I think it was just time. Dance music has been much more mainstream throughout the rest of the world for a while now, it was only a matter of time before it happened in America. It had it’s little surges in the early 90’s and 00’s, so it makes sense that it final blasted through fully. If you look at Rock and Hip-Hop, the same thing happened. They started out alternative and underground, and finally after a while they broke through and attained total mainstream corporate status.
3. Do you think EDM is sustainable? Do you think EDM is just a phase or will it be popular 10, 15 years from now?
I do think it’s here to stay in a way it never was before, but at the same time I think this massive surge will simmer a bit sometime in the near future. It happens with all genres that blow up really. Hair Metal blew up and then simmered, then Grunge did it, then Nu Metal, then Pop Punk, then Screamo, etc. They all blew up and then died down, but none of them disappeared completely. Anything that surges fully into the forefront will eventually retract on itself a bit once the general public moves onto the next big thing, and when that happens the scene autocorrects itself and settles at a happy healthy medium. Gangsta Rap may not be as big as it once was, but it definitely still exists, is still popular, and still generates money for the artists that make it.
4. Everyone knows about Daft Punk, David Guetta, Tiesto, etc. What are some up and coming EDM DJs that are doing interesting things?
The most interesting artists in my opinion today are the ones who strive to do something different and unique to themselves. So much of what is being released today sounds the same or is very derivative of something else, and I think that is a huge shame. Many producers these days are just making what they think will gain them success, they’re not striving to pioneer and blaze new trails.
The original mega-stars of electronic music (Daft Punk, Fatboy Slim, Prodigy, Underworld, Chemical Brothers, Orbital, etc) attained the status they did because they each did something completely their own. That being said, there are producers and groups out there that are absolutely doing unique and interesting things. Skrillex is absolutely one. Bag on him all you want, but the guy can produce and created something amazing and new when he first popped up in the scene. He’s not copying anyone, but now tons of people copy him.

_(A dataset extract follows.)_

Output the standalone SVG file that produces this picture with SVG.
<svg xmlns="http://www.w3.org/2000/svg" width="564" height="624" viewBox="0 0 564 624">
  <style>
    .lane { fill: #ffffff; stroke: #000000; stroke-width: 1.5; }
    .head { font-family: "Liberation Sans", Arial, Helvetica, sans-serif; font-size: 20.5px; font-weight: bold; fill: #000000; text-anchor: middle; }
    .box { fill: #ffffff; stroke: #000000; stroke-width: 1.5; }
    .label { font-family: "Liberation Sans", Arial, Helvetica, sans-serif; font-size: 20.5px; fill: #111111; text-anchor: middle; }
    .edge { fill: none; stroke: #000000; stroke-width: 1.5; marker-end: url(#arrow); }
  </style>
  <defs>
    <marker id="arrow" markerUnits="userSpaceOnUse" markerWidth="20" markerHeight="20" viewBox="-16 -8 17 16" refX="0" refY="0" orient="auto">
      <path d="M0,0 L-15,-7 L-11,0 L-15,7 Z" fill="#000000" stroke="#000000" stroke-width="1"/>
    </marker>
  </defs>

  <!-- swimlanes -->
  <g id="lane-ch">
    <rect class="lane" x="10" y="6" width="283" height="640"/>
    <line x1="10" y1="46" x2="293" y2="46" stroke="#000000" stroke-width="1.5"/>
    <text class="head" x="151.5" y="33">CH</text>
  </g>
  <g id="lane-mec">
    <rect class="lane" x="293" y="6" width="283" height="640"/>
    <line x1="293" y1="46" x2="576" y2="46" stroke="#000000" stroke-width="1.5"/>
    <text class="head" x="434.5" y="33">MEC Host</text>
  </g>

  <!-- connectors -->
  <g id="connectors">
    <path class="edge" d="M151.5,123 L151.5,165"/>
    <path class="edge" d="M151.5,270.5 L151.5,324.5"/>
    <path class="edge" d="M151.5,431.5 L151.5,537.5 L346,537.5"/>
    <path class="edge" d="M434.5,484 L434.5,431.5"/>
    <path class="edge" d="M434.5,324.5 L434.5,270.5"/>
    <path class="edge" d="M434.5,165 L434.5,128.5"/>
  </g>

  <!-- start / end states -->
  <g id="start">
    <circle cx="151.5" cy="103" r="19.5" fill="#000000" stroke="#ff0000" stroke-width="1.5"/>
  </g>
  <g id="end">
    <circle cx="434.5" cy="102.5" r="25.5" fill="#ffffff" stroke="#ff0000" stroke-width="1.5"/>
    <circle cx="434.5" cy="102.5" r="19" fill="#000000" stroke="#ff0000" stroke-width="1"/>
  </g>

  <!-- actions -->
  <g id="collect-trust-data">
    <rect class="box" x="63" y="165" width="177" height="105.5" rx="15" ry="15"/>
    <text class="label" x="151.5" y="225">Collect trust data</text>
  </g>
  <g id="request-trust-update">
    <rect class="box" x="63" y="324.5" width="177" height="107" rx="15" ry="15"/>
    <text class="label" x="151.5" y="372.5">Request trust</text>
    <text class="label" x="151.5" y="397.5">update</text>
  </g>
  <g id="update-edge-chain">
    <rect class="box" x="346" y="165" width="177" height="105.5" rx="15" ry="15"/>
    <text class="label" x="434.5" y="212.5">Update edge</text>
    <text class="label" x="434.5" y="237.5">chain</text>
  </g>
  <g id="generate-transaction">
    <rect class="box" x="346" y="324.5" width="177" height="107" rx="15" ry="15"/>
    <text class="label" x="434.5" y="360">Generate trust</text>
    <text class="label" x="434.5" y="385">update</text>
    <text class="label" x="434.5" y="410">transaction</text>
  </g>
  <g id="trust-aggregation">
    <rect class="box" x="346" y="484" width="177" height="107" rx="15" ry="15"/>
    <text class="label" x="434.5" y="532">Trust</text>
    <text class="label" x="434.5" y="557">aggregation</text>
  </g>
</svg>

Others I’m really attached to are The M Machine, Boys Noize, Duke Dumont, Eric Prydz/Pryda/Cirez D, and live electronic acts like The Presets, Hot Natured, Azari & III, Disclosure etc.
5. As opposed to traditional artists, I feel EDM artists make money in untraditional ways. Can you break down the payment structure for EDM artists?
I’m not sure I’d say it’s untraditional, it’s more reflective of the changes the music industry is undergoing as a whole. No one really buys CD’s or full albums anymore, so that can’t be relied on as an income source. Sure your Tiesto’s, Deadmau5’s, Avicii’s and whatnot, they make a good amount of money by selling their music. But that is not the norm. A semi-big artist could sell 10,000 copies of a record and not really see much off of that after the distributors and label take their cut. This is true for must musicians these days though, not just DJ/producers. The real money these days is in touring obviously, and merchandise can be lucrative if you’re marketed that way and people want to wear your face or symbol.
The one other method I see DJ/Producers employing to make more money is the utilizing of their own indie labels. Big labels often take 80% of the profits left over after the distributor takes their 50%, so the artist is left with 20% of 50%, which is only 10% – pretty lame right? So more and more artists are creating their own labels, so after the distributor takes its share, the artist is left with a lot more money because the label he’s paying is his own. Of course there are label costs and overhead, but even with that taken out, you still are left with more if your song is a hit, than you would be if that hit was released on a major label under a traditional label deal.